02
Apr
The joint report by the African Union (AU) and the United Nations Economic Commission for Africa (UNECA) on illicit financial flows from Africa has been described as inadequate to stem corruption and the tide of illicit flows out of the continent.
The assertion was made by a legal practitioner and human rights expert, Dr. Kola Olaniyan, in a position paper he released recently. Olaniyan, who is based in London, UK, is the author of ‘Corruption and Human Rights Law in Africa’.
Olaniyan, in his paper, said the “panel’s scanty treatment of fundamental questions about the nature of IFFs, especially grand corruption, and the impunity of high-ranking government officials that continues to provide the incentives for IFFs to flourish, is a wasted opportunity to rethink how Africa deals with the impunity dimension of IFFs”.
He admitted that “the report has made good headlines. Some have described the report as “a turning-point”; others said its recommendations are “game changing,” and capable of addressing the problem both within Africa and globally.
“The report, produced by the High Level Panel on Illicit Financial Flows from Africa presided over by former South African president Thabo Mbeki was earlier overwhelmingly endorsed by the AU at its recent 24th Ordinary Session in Addis Ababa.
“Mbeki deserves credit for obtaining continent-wide endorsement for the report, and the panel’s recommendation that efforts to combat illicit financial flows be included in the post-2015 Development Agenda is timely, given the expected expiration of the Millennium Development Goals (MDGs) and the steps by the international community to adopt a fresh set of goals (Sustainable Development Goals), expected to be fulfilled over the next 15 years.

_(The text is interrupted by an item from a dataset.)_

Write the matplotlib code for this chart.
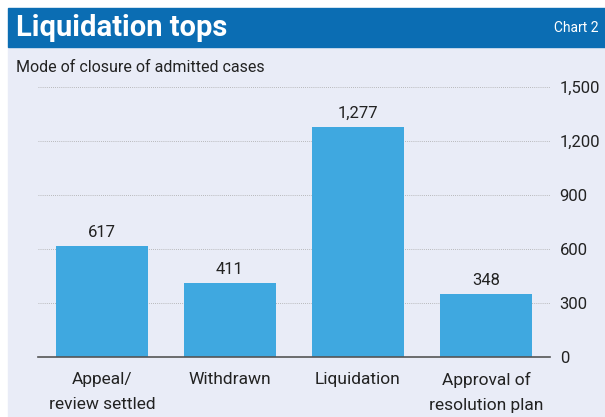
import matplotlib
matplotlib.use("Agg")
import matplotlib.pyplot as plt
from matplotlib.patches import Rectangle

# Data
categories = ["Appeal/\nreview settled", "Withdrawn", "Liquidation", "Approval of\nresolution plan"]
values = [617, 411, 1277, 348]
yticks = [0, 300, 600, 900, 1200, 1500]

title = "Liquidation tops"
chart_no = "Chart 2"
subtitle = "Mode of closure of admitted cases"

bar_color = "#3fa8e0"
panel_bg = "#e9ecf7"
header_blue = "#0b6db3"
text_dark = "#222222"

plt.rcParams['font.family'] = ['Roboto', 'DejaVu Sans']

W, H = 605, 417
fig = plt.figure(figsize=(W / 100, H / 100), dpi=100)
fig.patch.set_facecolor("white")

# background panel and header band
fig.patches.append(Rectangle((8 / W, 0), 1 - 8 / W, (H - 47) / H,
                             transform=fig.transFigure, color=panel_bg, zorder=0))
fig.patches.append(Rectangle((8 / W, (H - 47) / H), 1 - 8 / W, 39 / H,
                             transform=fig.transFigure, color=header_blue, zorder=0))

fig.text(16 / W, (H - 28) / H, title, color="white", fontsize=21, fontweight="bold",
         va="center", ha="left")
fig.text(598 / W, (H - 28) / H, chart_no, color="white", fontsize=10,
         va="center", ha="right")
fig.text(16 / W, (H - 67) / H, subtitle, color=text_dark, fontsize=11.5,
         va="center", ha="left")

ax = fig.add_axes([38 / W, 60 / H, 512 / W, 270 / H])
ax.set_zorder(2)
ax.set_facecolor("none")

x = range(len(categories))
ax.bar(x, values, width=0.72, color=bar_color, zorder=2)
for xi, v in zip(x, values):
    ax.text(xi, v + 35, f"{v:,}", ha="center", va="bottom", fontsize=12, color=text_dark)

ax.set_xlim(-0.5, 3.5)
ax.set_ylim(0, 1500)
ax.set_yticks(yticks)
ax.set_yticklabels([f"{t:,}" for t in yticks])
ax.yaxis.tick_right()
ax.tick_params(axis="y", length=0, pad=7, labelsize=12, labelcolor=text_dark)
ax.set_xticks(list(x))
ax.set_xticklabels(categories, fontsize=12.5, color=text_dark, linespacing=1.8)
ax.tick_params(axis="x", length=0, pad=11)

for t in yticks[1:]:
    ax.axhline(t, color="#a8a8a8", linestyle=(0, (1, 1.5)), linewidth=0.6, zorder=1)

for s in ["top", "left", "right"]:
    ax.spines[s].set_visible(False)
ax.spines["bottom"].set_color("#555555")
ax.spines["bottom"].set_linewidth(1.2)

fig.savefig("out.png", dpi=100, facecolor=fig.get_facecolor())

“The report also contains some useful recommendations on the importance of preventive measures and institutional and capacity building in combating illicit financial flows.
“But the panel’s narrowed notion of what constitute ‘illicit financial flows’ (IFFs) combined with a disproportionate focus on the responsibility of big corporations and ‘organised criminals,’ while seemingly minimising the primary responsibility of African governments and leaders, suggests that much more is still required to effectively combat IFFs in Africa”, Olaniyan pointed out.

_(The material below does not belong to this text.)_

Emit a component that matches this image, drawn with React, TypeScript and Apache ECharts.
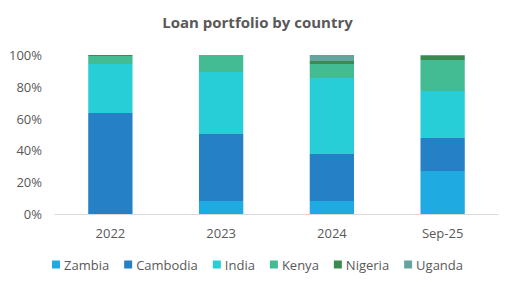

“The panel’s calculation suggests that just around $2.5 billion of the $50 billion of IFFs account for corrupt funds. In contrast, commercial activities account for 65 per cent while other criminal activities take 30 per cent. But the panel’s figure contradicts even the $18 billion that the AU once told us is stolen each year from Africa. The panel should have probed further the responses to its questionnaires that suggest that “corruption is the greatest source of IFFs from the continent”, Olaniyan added.
To him, “the panel’s recommendation that the mandate of the AU advisory board on corruption (established pursuant to article 22 of the AU Convention on Preventing and Combating Corruption) be expanded to cover IFFs ignores the many problems currently besetting the board.
“Yet, any potential role for the board with respect to IFFs must first resolve some critical issues such as allegations of mismanagement among its leadership, and the fact that its advice is routinely rejected by states. The board also doesn’t have a structure of its own, but is housed within a small department in the Secretariat of the AU Commission in Addis Ababa.
“To be sure, grand corruption poses a serious threat not only to African citizens and their communities, through for example, lives blighted by poverty, inequality and societies living in fear, but also a regional and global threat which can undermine the democratic and economic basis of societies, and thereby leading to a loss of confidence in the rule of law.
“The sad reality is that African governments and leaders generally lack the requisite political will to tackle grand corruption. High-ranking corrupt officials also seem to be getting more cunning but anticorruption agencies, the police and security services are not independent or working hard enough to catch them.
“It’s going to be very difficult to get the report’s recommendations implemented as long as African governments and leaders continue to dock their primary responsibility, and corrupt leaders are not hit where it most hurts—in their huge stolen public funds that they and their families and friends are sloshing around the world’s onshore and offshore financial centres that depend heavily on de jure or de facto bank secrecy”, he added.
Olaniyan said, “If Africa is to truly exercise its sovereignty – both political and economic – it must make getting rid of grand corruption its utmost priority. Sovereignty implies “conducting an independent foreign and internal policy, building of schools, construction of roads, in brief, all types of activity directed towards the welfare of people.” Sovereignty cannot be conceived as a licence for African leaders to commit acts of corruption that imperil human dignity, and then to somehow attempt to shield themselves from responsibility.
“By taking grand corruption seriously, African governments and leaders will be reducing the incentives that allow other illicit financial flows to flourish. But if corruption is to be satisfactorily addressed across Africa, it will take a determined push from the ‘woman and man on the street’ and not an elite that becomes ever wealthier as it becomes ever less accountable”, he added.